Location: overwhelmingly in urban areas
Population: about 110,000
% of population: 0.3%
Religion: Judaism
Language: English
Jews have lived in South Africa from the earliest days of white settlement. Their community numbered several hundred in the 1860s and consisted mainly of British and German Jews. Between 1882 and 1912, 40,000 Jews went to South Africa from Russia; to be joined in the next few decades by 30,000 who fled there from Lithuania, Germany and Latvia. Today the South African Jewish community numbers about 110,000 and is per capita among the richest in the world.
Anti-Semitism was negligible until the introduction of Nazi ideology in the 1930s. This appeared to peter out with the defeat of Germany but in 1969 the ultra-right-wing anti-reformist Herstigte Nasionale Party was founded to oppose any deviation from strict apartheid; it was also highly anti-semitic, identifying Jews as the founders and supporters of communism. In 1981 Eugene Terre Blanche, the leader of the Afrikaner Weerstandsbeweging (Resistance Movement) (AWB), threatened to deprive Jews of political rights and called for them to be expelled from South Africa. The official opposition party, the Conservative Party, has maintained that if they should form a government, Jews would be eligible for office only if they were prepared to promote Christianity publicly.
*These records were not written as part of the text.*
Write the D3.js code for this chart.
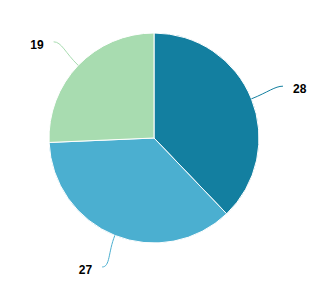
<!DOCTYPE html>
<html>
<head>
<meta charset="utf-8">
<script src="https://cdn.jsdelivr.net/npm/d3@7/dist/d3.min.js"></script>
<style>
  body { margin: 0; background: #fff; }
  text { font-family: "Liberation Sans", Arial, sans-serif; font-weight: bold; font-size: 12px; fill: #000; }
</style>
</head>
<body>
<svg id="chart" width="320" height="288"></svg>
<script>
(function() {
  const labels = ['28', '27', '19'];
  const values = [28, 27, 19];
  const colors = ['#137fa0', '#4bafd0', '#a8dcb0'];

  const cx = 154, cy = 138, radius = 105;

  const svg = d3.select('#chart');
  const g = svg.append('g').attr('transform', `translate(${cx},${cy})`);

  const pie = d3.pie().sort(null).value(d => d)(values);
  const arc = d3.arc().innerRadius(0).outerRadius(radius);

  g.selectAll('path.slice')
    .data(pie)
    .enter()
    .append('path')
    .attr('class', 'slice')
    .attr('d', arc)
    .attr('fill', (d, i) => colors[i])
    .attr('stroke', '#fff')
    .attr('stroke-width', 1);

  const pt = (a, r) => [Math.sin(a) * r, -Math.cos(a) * r];

  pie.forEach((d, i) => {
    const mid = (d.startAngle + d.endAngle) / 2;
    const p0 = pt(mid, radius);
    const p1 = pt(mid, radius + 18);
    const end = pt(mid, radius + 34);
    const side = end[0] > 0 ? 1 : -1;
    const c2 = [end[0] - side * 8, end[1]];

    g.append('path')
      .attr('d', `M${p0}C${p1} ${c2} ${end}`)
      .attr('fill', 'none')
      .attr('stroke', colors[i])
      .attr('stroke-width', 1);

    g.append('text')
      .attr('x', end[0] + side * 10)
      .attr('y', end[1] + 3)
      .attr('dy', '0.35em')
      .attr('text-anchor', side > 0 ? 'start' : 'end')
      .text(labels[i]);
  });
})();
</script>
</body>
</html>
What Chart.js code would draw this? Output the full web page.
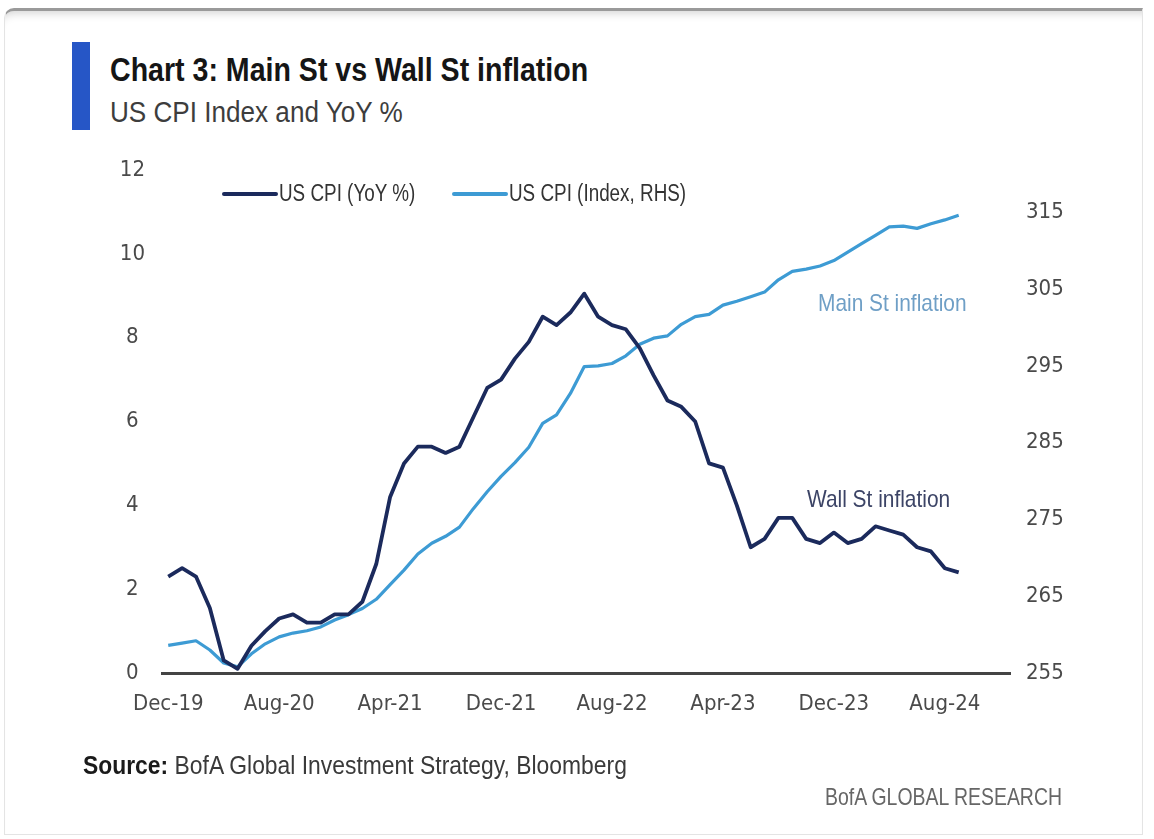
<!DOCTYPE html>
<html lang="en">
<head>
<meta charset="UTF-8">
<title>Main St vs Wall St inflation</title>
<script src="https://cdn.jsdelivr.net/npm/chart.js"></script>
<style>
  html, body { margin: 0; padding: 0; background: #fff; }
  body {
    width: 1154px; height: 839px; position: relative; overflow: hidden;
    font-family: "Liberation Sans", Arial, sans-serif;
  }
  .card {
    position: absolute; left: 4px; top: 8px; width: 1139px; height: 827px;
    box-sizing: border-box; border: 1px solid #e4e4e4; border-top: 3px solid #9a9a9a;
    border-radius: 10px 0 0 0;
    box-shadow: inset 0 10px 10px -8px rgba(0, 0, 0, 0.18);
  }
  .bar { position: absolute; left: 72px; top: 42px; width: 18px; height: 88px; background: #2656c6; }
  /* narrow text: squeeze a regular face horizontally */
  .txt { position: absolute; line-height: 1; white-space: nowrap; transform-origin: 0 50%; }
  .title { left: 110px; top: 52px; font-size: 34px; font-weight: bold; color: #151515; transform: scaleX(0.84); }
  .subtitle { left: 110px; top: 97px; font-size: 30px; color: #3d3d3d; transform: scaleX(0.87); }
  .legend { top: 182px; font-size: 23px; color: #333; transform: scaleX(0.82); }
  .swatch { position: absolute; height: 4px; border-radius: 2px; }
  .note { font-size: 24px; transform: scaleX(0.87); }
  .source { left: 83px; top: 752px; font-size: 26px; color: #3a3a3a; transform: scaleX(0.88); }
  .source b { color: #1a1a1a; }
  .brand { left: 825px; top: 785px; font-size: 24px; color: #666; transform: scaleX(0.81); }
  #chart { position: absolute; left: 0; top: 0; }
</style>
</head>
<body>
<div class="card"></div>
<div class="bar"></div>
<div class="txt title">Chart 3: Main St vs Wall St inflation</div>
<div class="txt subtitle">US CPI Index and YoY %</div>

<canvas id="chart" width="1154" height="839"></canvas>

<div class="swatch" style="left:222px; top:192px; width:56px; background:#1b2a5c;"></div>
<div class="txt legend" style="left:279px;">US CPI (YoY %)</div>
<div class="swatch" style="left:452px; top:192px; width:56px; background:#3d9bd4;"></div>
<div class="txt legend" style="left:509px;">US CPI (Index, RHS)</div>

<div class="txt note" style="left:818px; top:291px; color:#6f9fc6;">Main St inflation</div>
<div class="txt note" style="left:807px; top:487px; color:#3c4466;">Wall St inflation</div>

<div class="txt source"><b>Source:</b> BofA Global Investment Strategy, Bloomberg</div>
<div class="txt brand">BofA GLOBAL RESEARCH</div>

<script>
// monthly, Dec-19 .. Sep-24
const months = [
  'Dec-19',
  'Jan-20', 'Feb-20', 'Mar-20', 'Apr-20', 'May-20', 'Jun-20', 'Jul-20', 'Aug-20', 'Sep-20', 'Oct-20', 'Nov-20', 'Dec-20',
  'Jan-21', 'Feb-21', 'Mar-21', 'Apr-21', 'May-21', 'Jun-21', 'Jul-21', 'Aug-21', 'Sep-21', 'Oct-21', 'Nov-21', 'Dec-21',
  'Jan-22', 'Feb-22', 'Mar-22', 'Apr-22', 'May-22', 'Jun-22', 'Jul-22', 'Aug-22', 'Sep-22', 'Oct-22', 'Nov-22', 'Dec-22',
  'Jan-23', 'Feb-23', 'Mar-23', 'Apr-23', 'May-23', 'Jun-23', 'Jul-23', 'Aug-23', 'Sep-23', 'Oct-23', 'Nov-23', 'Dec-23',
  'Jan-24', 'Feb-24', 'Mar-24', 'Apr-24', 'May-24', 'Jun-24', 'Jul-24', 'Aug-24', 'Sep-24'
];

// US CPI, YoY %
const cpiYoy = [
  2.3,
  2.5, 2.3, 1.55, 0.3, 0.1, 0.65, 1.0, 1.3, 1.4, 1.2, 1.2, 1.4,
  1.4, 1.7, 2.6, 4.2, 5.0, 5.4, 5.4, 5.25, 5.4, 6.1, 6.8, 7.0,
  7.5, 7.9, 8.5, 8.3, 8.6, 9.05, 8.5, 8.3, 8.2, 7.75, 7.1, 6.5,
  6.35, 6.0, 5.0, 4.9, 4.0, 3.0, 3.2, 3.7, 3.7, 3.2, 3.1, 3.35,
  3.1, 3.2, 3.5, 3.4, 3.3, 3.0, 2.9, 2.5, 2.4
];

// US CPI index level (right axis)
const cpiIndex = [
  258.6,
  258.9, 259.2, 258.0, 256.3, 255.8, 257.5, 258.8, 259.7, 260.2, 260.5, 261.0, 261.9,
  262.6, 263.4, 264.6, 266.5, 268.4, 270.5, 271.9, 272.8, 274.0, 276.4, 278.6, 280.6,
  282.4, 284.4, 287.5, 288.6, 291.4, 294.9, 295.0, 295.3, 296.3, 297.8, 298.6, 298.9,
  300.4, 301.4, 301.7, 302.9, 303.4, 304.0, 304.6, 306.2, 307.3, 307.6, 308.0, 308.7,
  309.8, 310.9, 312.0, 313.1, 313.2, 312.9, 313.5, 314.0, 314.6
];

const leftTicks = [0, 2, 4, 6, 8, 10, 12];
const rightTicks = [255, 265, 275, 285, 295, 305, 315];
const xTickEvery = 8;

const tickFont = { family: '"DejaVu Sans Condensed", "DejaVu Sans", sans-serif', size: 22 };
const tickColor = '#4a4a4a';

const toPoints = arr => arr.map((v, i) => ({ x: i, y: v }));

new Chart(document.getElementById('chart'), {
  type: 'line',
  data: {
    datasets: [
      {
        label: 'US CPI (YoY %)',
        data: toPoints(cpiYoy),
        yAxisID: 'y',
        borderColor: '#1b2a5c',
        borderWidth: 3.8,
        pointRadius: 0,
        borderJoinStyle: 'round'
      },
      {
        label: 'US CPI (Index, RHS)',
        data: toPoints(cpiIndex),
        yAxisID: 'y1',
        borderColor: '#3d9bd4',
        borderWidth: 3.2,
        pointRadius: 0,
        borderJoinStyle: 'round'
      }
    ]
  },
  options: {
    responsive: false,
    animation: false,
    devicePixelRatio: 1,
    layout: { padding: { top: 170, left: 0, right: 0, bottom: 0 } },
    plugins: {
      legend: { display: false },
      tooltip: { enabled: false }
    },
    scales: {
      x: {
        type: 'linear',
        min: -0.45,
        max: 60.7,
        grid: { display: false, drawTicks: false },
        border: { display: true, color: '#444', width: 3 },
        afterBuildTicks: s => {
          s.ticks = months.map((m, i) => i).filter(i => i % xTickEvery === 0).map(v => ({ value: v }));
        },
        afterFit: s => { s.height = 839 - 673; },
        ticks: {
          font: tickFont,
          color: tickColor,
          padding: 18,
          maxRotation: 0,
          autoSkip: false,
          callback: v => months[v]
        }
      },
      y: {
        position: 'left',
        min: 0,
        max: 12,
        grid: { display: false, drawTicks: false },
        border: { display: false },
        afterBuildTicks: s => { s.ticks = leftTicks.map(v => ({ value: v })); },
        afterFit: s => { s.width = 162; },
        ticks: { font: tickFont, color: tickColor, padding: 17, crossAlign: 'center' }
      },
      y1: {
        position: 'right',
        min: 255,
        max: 320.5,
        grid: { display: false, drawTicks: false },
        border: { display: false },
        afterBuildTicks: s => { s.ticks = rightTicks.map(v => ({ value: v })); },
        afterFit: s => { s.width = 1154 - 1010; },
        ticks: { font: tickFont, color: tickColor, padding: 16 }
      }
    }
  }
});
</script>
</body>
</html>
Most anti-Apartheid groups demand that Jewish groups formally denounce Zionism as a prerequisite for co-operation. There is an anti-Apartheid group, Jews for Social Justice, which is affiliated to the United Democratic Front.
Small Jewish communities were established in the twentieth century in a number of European African colonies, notably Kenya and Rhodesia, but these have tended to disintegrate with the coming of independence.